Aim of the exercise: Extract everything from the first line through the line with "days = days_early + days_late", both ends included, except for any pictures.

Information supplied:
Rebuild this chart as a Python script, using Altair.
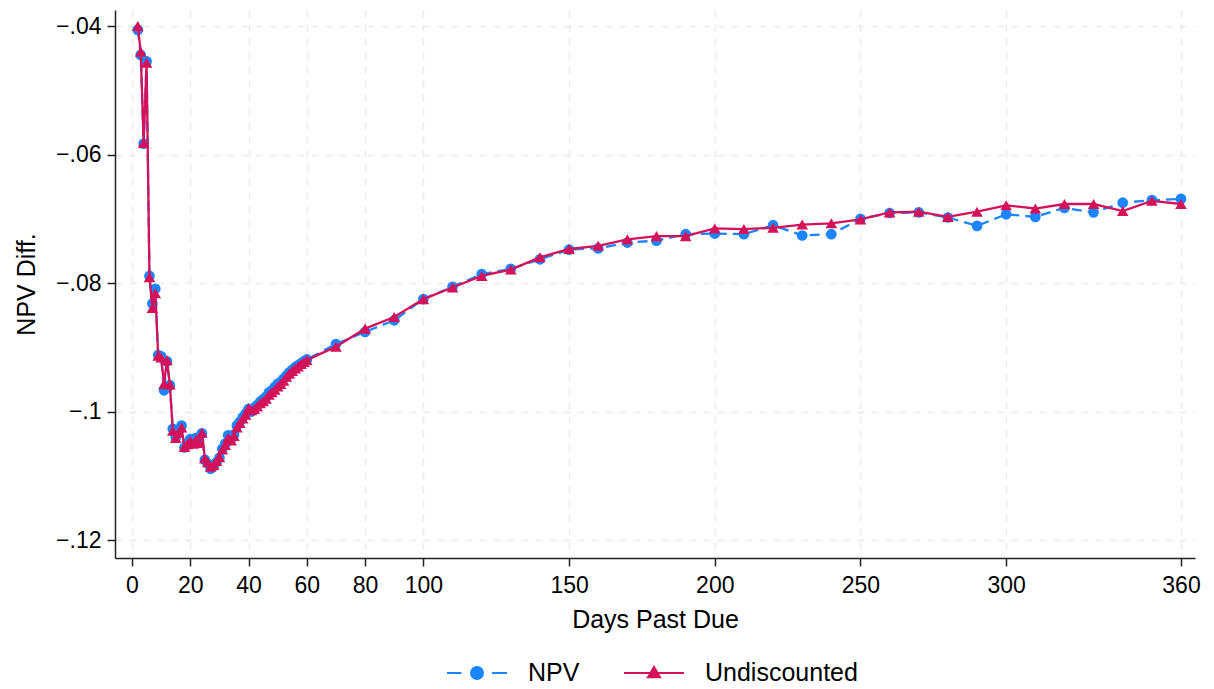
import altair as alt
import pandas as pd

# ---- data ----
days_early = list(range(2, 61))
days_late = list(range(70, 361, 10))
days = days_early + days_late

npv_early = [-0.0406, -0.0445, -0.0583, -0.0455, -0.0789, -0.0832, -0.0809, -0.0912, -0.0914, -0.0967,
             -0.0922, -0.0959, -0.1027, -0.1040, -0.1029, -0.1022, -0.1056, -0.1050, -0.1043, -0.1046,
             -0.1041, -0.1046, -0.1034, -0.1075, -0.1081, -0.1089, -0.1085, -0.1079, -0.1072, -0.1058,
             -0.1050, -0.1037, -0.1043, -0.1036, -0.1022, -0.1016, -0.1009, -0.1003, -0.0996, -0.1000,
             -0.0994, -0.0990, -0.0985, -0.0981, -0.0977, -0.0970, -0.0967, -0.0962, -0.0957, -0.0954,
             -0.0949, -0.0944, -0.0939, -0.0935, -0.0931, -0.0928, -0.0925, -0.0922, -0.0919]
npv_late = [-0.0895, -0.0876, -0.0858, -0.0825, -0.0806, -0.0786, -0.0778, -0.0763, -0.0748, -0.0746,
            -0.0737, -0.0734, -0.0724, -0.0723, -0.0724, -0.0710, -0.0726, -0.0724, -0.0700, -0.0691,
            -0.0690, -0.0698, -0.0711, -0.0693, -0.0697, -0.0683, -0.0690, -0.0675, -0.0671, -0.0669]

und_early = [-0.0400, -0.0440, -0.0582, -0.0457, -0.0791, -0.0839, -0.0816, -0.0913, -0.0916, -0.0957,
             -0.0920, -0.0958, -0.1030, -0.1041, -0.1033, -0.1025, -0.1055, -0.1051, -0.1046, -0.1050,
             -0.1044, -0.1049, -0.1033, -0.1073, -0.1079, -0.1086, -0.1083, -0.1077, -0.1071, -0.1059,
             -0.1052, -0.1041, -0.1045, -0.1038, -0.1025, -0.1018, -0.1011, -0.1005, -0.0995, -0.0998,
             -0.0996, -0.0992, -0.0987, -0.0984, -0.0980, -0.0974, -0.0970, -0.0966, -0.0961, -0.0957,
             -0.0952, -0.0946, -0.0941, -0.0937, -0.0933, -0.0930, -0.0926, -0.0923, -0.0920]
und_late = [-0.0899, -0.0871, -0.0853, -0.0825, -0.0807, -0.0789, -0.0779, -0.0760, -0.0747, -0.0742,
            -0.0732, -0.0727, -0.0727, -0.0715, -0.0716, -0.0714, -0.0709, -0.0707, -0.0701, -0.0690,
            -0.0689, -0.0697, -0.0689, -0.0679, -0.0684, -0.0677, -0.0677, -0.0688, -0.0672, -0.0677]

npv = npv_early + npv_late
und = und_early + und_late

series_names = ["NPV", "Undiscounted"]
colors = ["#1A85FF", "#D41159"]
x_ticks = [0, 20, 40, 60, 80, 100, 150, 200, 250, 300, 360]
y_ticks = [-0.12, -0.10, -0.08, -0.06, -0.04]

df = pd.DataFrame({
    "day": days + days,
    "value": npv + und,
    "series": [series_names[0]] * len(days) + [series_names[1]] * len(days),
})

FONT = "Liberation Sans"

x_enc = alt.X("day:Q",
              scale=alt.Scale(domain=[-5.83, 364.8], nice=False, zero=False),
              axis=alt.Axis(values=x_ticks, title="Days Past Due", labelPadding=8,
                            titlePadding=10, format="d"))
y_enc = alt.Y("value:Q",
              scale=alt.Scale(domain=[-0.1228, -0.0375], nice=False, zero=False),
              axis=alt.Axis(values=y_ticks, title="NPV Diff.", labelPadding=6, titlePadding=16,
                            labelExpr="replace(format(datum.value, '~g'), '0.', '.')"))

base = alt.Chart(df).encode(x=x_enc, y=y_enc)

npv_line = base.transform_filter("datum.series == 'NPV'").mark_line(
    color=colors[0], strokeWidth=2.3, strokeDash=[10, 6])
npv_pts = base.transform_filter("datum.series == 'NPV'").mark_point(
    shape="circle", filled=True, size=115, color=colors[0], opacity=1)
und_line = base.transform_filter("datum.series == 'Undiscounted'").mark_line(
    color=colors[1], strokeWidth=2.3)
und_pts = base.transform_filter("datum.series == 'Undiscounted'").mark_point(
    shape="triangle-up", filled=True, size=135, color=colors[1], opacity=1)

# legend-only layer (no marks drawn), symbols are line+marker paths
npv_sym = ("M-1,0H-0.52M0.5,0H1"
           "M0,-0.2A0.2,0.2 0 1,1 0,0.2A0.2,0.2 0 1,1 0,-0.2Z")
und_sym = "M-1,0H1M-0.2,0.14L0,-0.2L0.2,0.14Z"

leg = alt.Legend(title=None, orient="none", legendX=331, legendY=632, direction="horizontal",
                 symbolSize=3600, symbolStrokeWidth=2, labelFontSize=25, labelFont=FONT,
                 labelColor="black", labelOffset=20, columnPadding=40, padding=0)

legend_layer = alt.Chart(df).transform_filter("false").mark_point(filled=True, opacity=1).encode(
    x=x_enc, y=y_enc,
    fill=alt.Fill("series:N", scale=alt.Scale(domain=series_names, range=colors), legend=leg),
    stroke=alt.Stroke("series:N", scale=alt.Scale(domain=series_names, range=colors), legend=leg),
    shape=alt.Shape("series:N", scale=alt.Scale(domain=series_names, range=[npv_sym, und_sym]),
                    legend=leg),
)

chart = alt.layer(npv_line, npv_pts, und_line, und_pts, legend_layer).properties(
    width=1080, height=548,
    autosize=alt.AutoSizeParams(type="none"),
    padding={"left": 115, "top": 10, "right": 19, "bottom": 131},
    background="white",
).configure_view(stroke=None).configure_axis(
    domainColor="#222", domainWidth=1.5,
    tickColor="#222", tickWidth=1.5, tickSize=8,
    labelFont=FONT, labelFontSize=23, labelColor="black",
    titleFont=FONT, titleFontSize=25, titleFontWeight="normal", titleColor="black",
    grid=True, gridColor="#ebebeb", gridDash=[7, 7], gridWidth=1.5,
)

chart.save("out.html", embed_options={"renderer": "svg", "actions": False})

Written answer:
Rebuild this chart as a Python script, using Altair.
import altair as alt
import pandas as pd

# ---- data ----
days_early = list(range(2, 61))
days_late = list(range(70, 361, 10))
days = days_early + days_late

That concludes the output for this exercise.